Editorial-Opinion March 2024

Daryl Kirby | February 29, 2024

Are wild turkeys important?

Based on the amount of research going on right now, I’d say so. Based on the extravaganza and money raised and spent in Nashville last month at the NWTF national convention, I’d say turkeys are very important. And based on the phone calls and emails GON gets from concerned turkey hunters, I’d say turkeys are extremely important.

There aren’t as many wild turkeys as there used to be. Yet, some tracts of land have plenty of birds. What’s up?

The gold standard for monitoring how productive hen turkeys are at hatching and raising baby turkeys is called a “poult count.” It’s exactly what it sounds like—trusted eyes count how many poults they see with a hen. For decades, the average poult count statewide and for all the regions hovered around 4.0—four poults per hen. In the early 2000s, the poult counts rapidly began to decrease. Now, the average is more like 1.2, and in some regions there are years when it is below one. Less than one poult per hen. That’s an unsustainable population. Turkeys are a premier game animal, a bird that generates revenue, management and passion that’s second only to deer in this state—and the passion part could be argued… those who love turkeys really love turkeys.   

What changed? What’s the most likely cause for declining turkey numbers? Why can’t hens hatch and raise poults like they used to?

If you have turkeys, what is happening on your hunting property and the properties around you? There are areas of Georgia that have plenty of turkeys. Let’s put boots on the ground and find out.
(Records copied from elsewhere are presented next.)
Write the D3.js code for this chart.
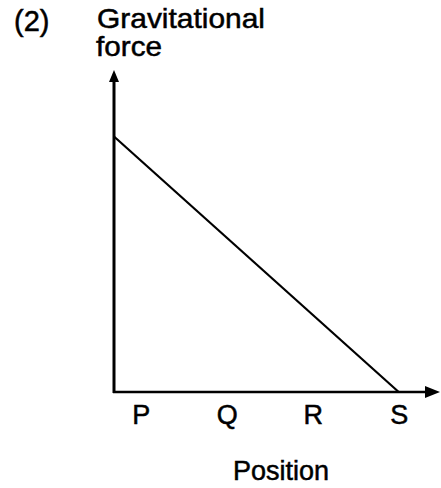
<!DOCTYPE html>
<html>
<head>
<meta charset="utf-8">
<script src="https://cdn.jsdelivr.net/npm/d3@7"></script>
<style>
  html, body { margin: 0; padding: 0; background: #fff; }
  svg { display: block; font-family: "Liberation Sans", Arial, sans-serif; }
  text { fill: #000; stroke: #000; stroke-width: 0.5px; }
</style>
</head>
<body>
<svg id="chart" width="441" height="488"></svg>
<script>
// data
const positionNames = ["P", "Q", "R", "S"];
const positionValues = [1, 2, 3, 4];
// force falls linearly from the y axis to zero at S
const linePositions = [0.69, 4];
const lineForces = [1, 0];

const svg = d3.select("#chart");

// scales
const x = d3.scaleLinear().domain([0.69, 4.48]).range([114, 440]);
const y = d3.scaleLinear().domain([0, 1.26]).range([392, 70]);

// axes lines with arrow heads
svg.append("line")
    .attr("x1", x(0.69)).attr("x2", x(0.69))
    .attr("y1", y(0) + 1).attr("y2", y(1.26) + 10)
    .attr("stroke", "#000").attr("stroke-width", 3);

svg.append("path")
    .attr("d", `M${x(0.69)},${y(1.26)} L${x(0.69) - 5},${y(1.26) + 12} L${x(0.69) + 5},${y(1.26) + 12} Z`)
    .attr("fill", "#000");

svg.append("line")
    .attr("x1", x(0.69) - 1).attr("x2", x(4.48) - 12)
    .attr("y1", y(0)).attr("y2", y(0))
    .attr("stroke", "#000").attr("stroke-width", 2.5);

svg.append("path")
    .attr("d", `M${x(4.48)},${y(0)} L${x(4.48) - 15},${y(0) - 6} L${x(4.48) - 15},${y(0) + 6} Z`)
    .attr("fill", "#000");

// tick labels P Q R S
const xAxis = svg.append("g")
    .attr("transform", `translate(0,${y(0)})`)
    .call(d3.axisBottom(x)
        .tickValues(positionValues)
        .tickFormat((d, i) => positionNames[i])
        .tickSize(0)
        .tickPadding(13));
xAxis.select(".domain").remove();
xAxis.selectAll("text")
    .attr("font-family", "'Liberation Sans', Arial, sans-serif")
    .attr("font-size", 27);

// the force line
const line = d3.line()
    .x(d => x(d[0]))
    .y(d => y(d[1]));

svg.append("path")
    .datum(linePositions.map((p, i) => [p, lineForces[i]]))
    .attr("fill", "none")
    .attr("stroke", "#000")
    .attr("stroke-width", 2.2)
    .attr("d", line);

// titles
svg.append("text")
    .attr("x", 14).attr("y", 31)
    .attr("font-size", 29)
    .text("(2)");

svg.append("text")
    .attr("x", 97).attr("y", 28)
    .attr("font-size", 28)
    .attr("textLength", 168)
    .attr("lengthAdjust", "spacingAndGlyphs")
    .text("Gravitational");

svg.append("text")
    .attr("x", 96).attr("y", 56)
    .attr("font-size", 28)
    .attr("textLength", 66)
    .attr("lengthAdjust", "spacingAndGlyphs")
    .text("force");

svg.append("text")
    .attr("x", 281).attr("y", 480)
    .attr("text-anchor", "middle")
    .attr("font-size", 27)
    .text("Position");
</script>
</body>
</html>
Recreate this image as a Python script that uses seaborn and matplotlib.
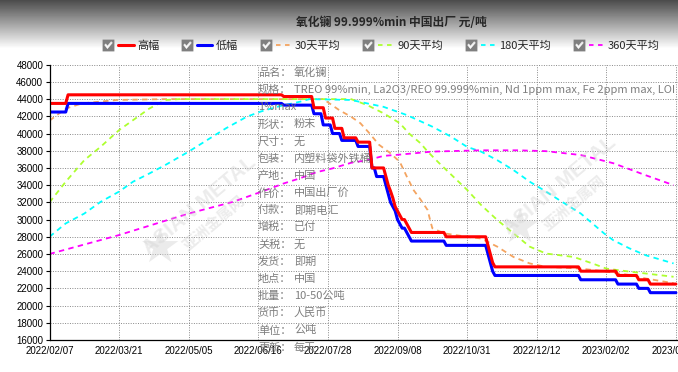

Something is happening on that landscape that allows for turkey hens to raise poults that become adult turkeys, including some that grow beards and spurs and rattle the woods in late March and April with thundering gobbles.

Maybe more importantly, what is not happening on that property that allows for a robust turkey population? What are those landowners and property managers not doing? Do they have a monoculture of widely spread pine trees that are burned every spring? Do they have large pastures fertilized with chicken litter? Do they spread corn on the ground every fall below all the deer stands, corn that might get moldy and be deadly to turkeys? Do they shoot far fewer mature gobblers than they have on their property?

There’s a secret sauce somewhere—a combination of positive factors and avoidance of negative factors that results in happy momma turkeys that have lots of kiddos.

Wild turkeys matter. Having a viable, huntable turkey population across the state should be the most important issue we’re talking about. We can’t just say “it’s lots of factors” and only address one—limiting the hunting opportunity dramatically so dominant gobblers can breed more hens. That may very well be the most important factor, and if so, we’ll see the proof very soon in the number of turkeys poults scurrying around the legs of hen turkeys. But what if we don’t see poult counts back up to where they were before the decline?

It’s time to dig in and move the needle. Now is the time for the paid professionals, conservation organizations, the biologists, and the most important component of all—the turkey hunters—to figure out what’s going on. What’s working? What’s not working?

Maybe the burn-for-federal-dollars management strategy isn’t best for turkeys? Then again, maybe it is. Isn’t that an answer easily obtained with all the personnel, resources and dollars between state and federal agencies and conservation organizations?

Show us, don’t tell us.

A retired biologist, someone I have  as much professional respect for as anyone I’ve dealt with in my 37 years at GON, said in a Facebook post several years ago, “Maybe we should start doing what’s best for turkeys, not what they can tolerate.” His comment was in reference to very large, very hot springtime burns that kill every hardwood in their path. “We are now on our 2nd generation of RCW (red-cockaded woodpecker) biologists. There have been and continue to be an awful lot of careers built around this woodpecker. Multiple use forest and wildlife management have been sacrificed on its altar.”

His words, not ours.

But huge spring burns and monoculture management can’t be the only issue. So let’s figure it out. The time is now. On this course, we won’t even have a turkey season in the near future. Imagine that.